C'est la première fois qu'un verdict sur des traités avec des pays tiers est contesté par la justice européenne. Outre l'accord agricole, l'accord de pêche pourrait être sur la sellette. Auréolé par cette décision, le Front Polisario n'hésitera pas à vouloir traîner le pacte de pêche devant les instances judiciaires européennes, en brandissant cette jurisprudence. Les professionnels de la filière espagnole de pêche craignent des représailles de la part des autorités marocaines. D'ailleurs, étant donné que l'accord concerne aussi bien les produits industriels issus tant de l'agriculture que de la pêche, cette terminologie a créé la confusion auprès des médias, et certains titres de presse du voisin ont annoncé la révocation du protocole de pêche.
Les autorités espagnoles ne se sont pas encore prononcées sur cette décision, mais le gouvernement de Mariano Rajoy avait déjà tranché dans cette affaire. Saisi à plusieurs occasions par des parlementaires acquis à la cause séparatiste sur la légalité de l'accord dans les provinces du Sud, l'Exécutif du voisin avait coupé court à cette polémique. En août dernier, le voisin avait catégoriquement refusé l'exclusion des provinces du Sud des avantages offerts par le pacte. La réponse catégorique de l'Exécutif espagnol était une réponse à un député de la Gauche plurielle. Sa formation considérait que ces importations en provenance du Sahara étaient «illégales».

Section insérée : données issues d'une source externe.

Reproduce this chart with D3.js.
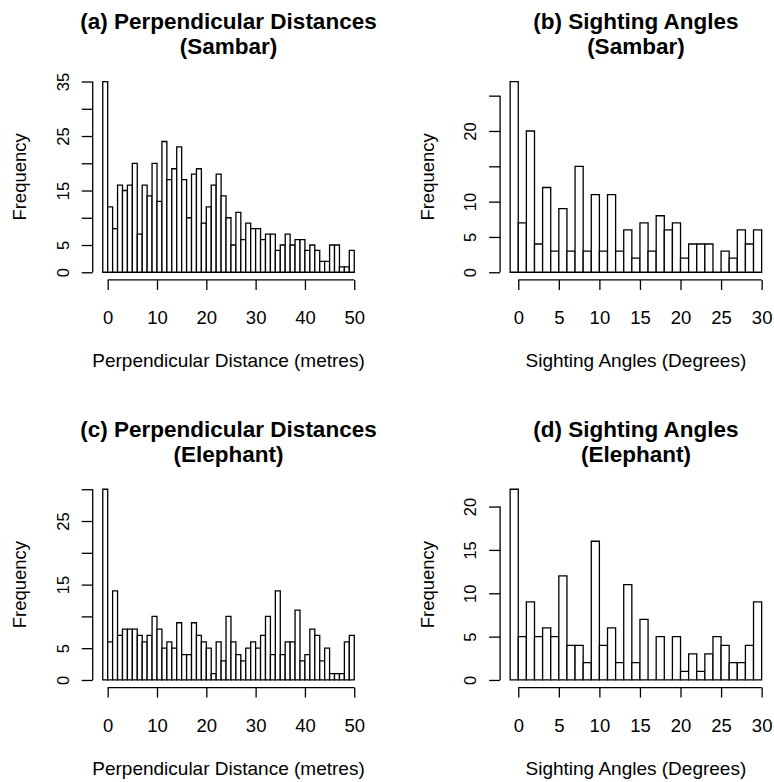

Dans cette réponse, le gouvernement de Rajoy a souligné que «le Maroc l'administrateur de cette zone et, de facto, les avantages douaniers peuvent s'appliquer à cette zone». Ce lundi, le Conseil d'association Maroc-UE se réunira à Bruxelles pour étudier de près cette affaire qui embarrasse les instances européennes. Federica Mogherini, la haute représentante de l'UE pour les affaires étrangères, s'est empressée de rassurer son partenaire marocain en soulignant que les pactes conclus ne sont pas remis en cause.
Une décision marquée par des irrégularités
Difficile de saisir l'intention du Tribunal de Luxembourg dans son arrêt sur l'annulation de l'accord agricole. De l'avis de hauts responsables européens, il s'agit d'une «décision compliquée dont les interprétations juridiques, sur sa portée, divergent». En effet, difficile de comprendre si la décision annule l'ensemble des dispositions de l'accord ou seulement ceux relatifs à son application dans les provinces du Sud. D'ailleurs, l'énoncé utilisé par la Cour a induit de nombreux observateurs en erreur laissant croire que l'accord de pêche était également concerné. Bien plus, la décision de la Cour ne semble se fonder que sur des allégations du Polisario et le rapport d'une supposée ONG. Ce qui laisserait croire en l'absence d'informations suffisantes. Une carence qui pourrait être comblée dans le cas d'un recours. Par ailleurs, tous les éléments mis en avant dans l'arrêt du tribunal ne sont pas en faveur du Polisario. Ainsi, pas moins de 11 moyens invoqués par ce dernier, ont été rejetés par le tribunal. Ce dernier a même confirmé la «personnalité juridique douteuse du Front Polisario», confirmant ainsi qu'il n'a pas qualité pleine de sujet du droit international et qu'il n'est censé, tout au plus, disposer que d'«une personnalité juridique fonctionnelle et transitoire», l'assimilant ainsi à un syndicat ou à une association.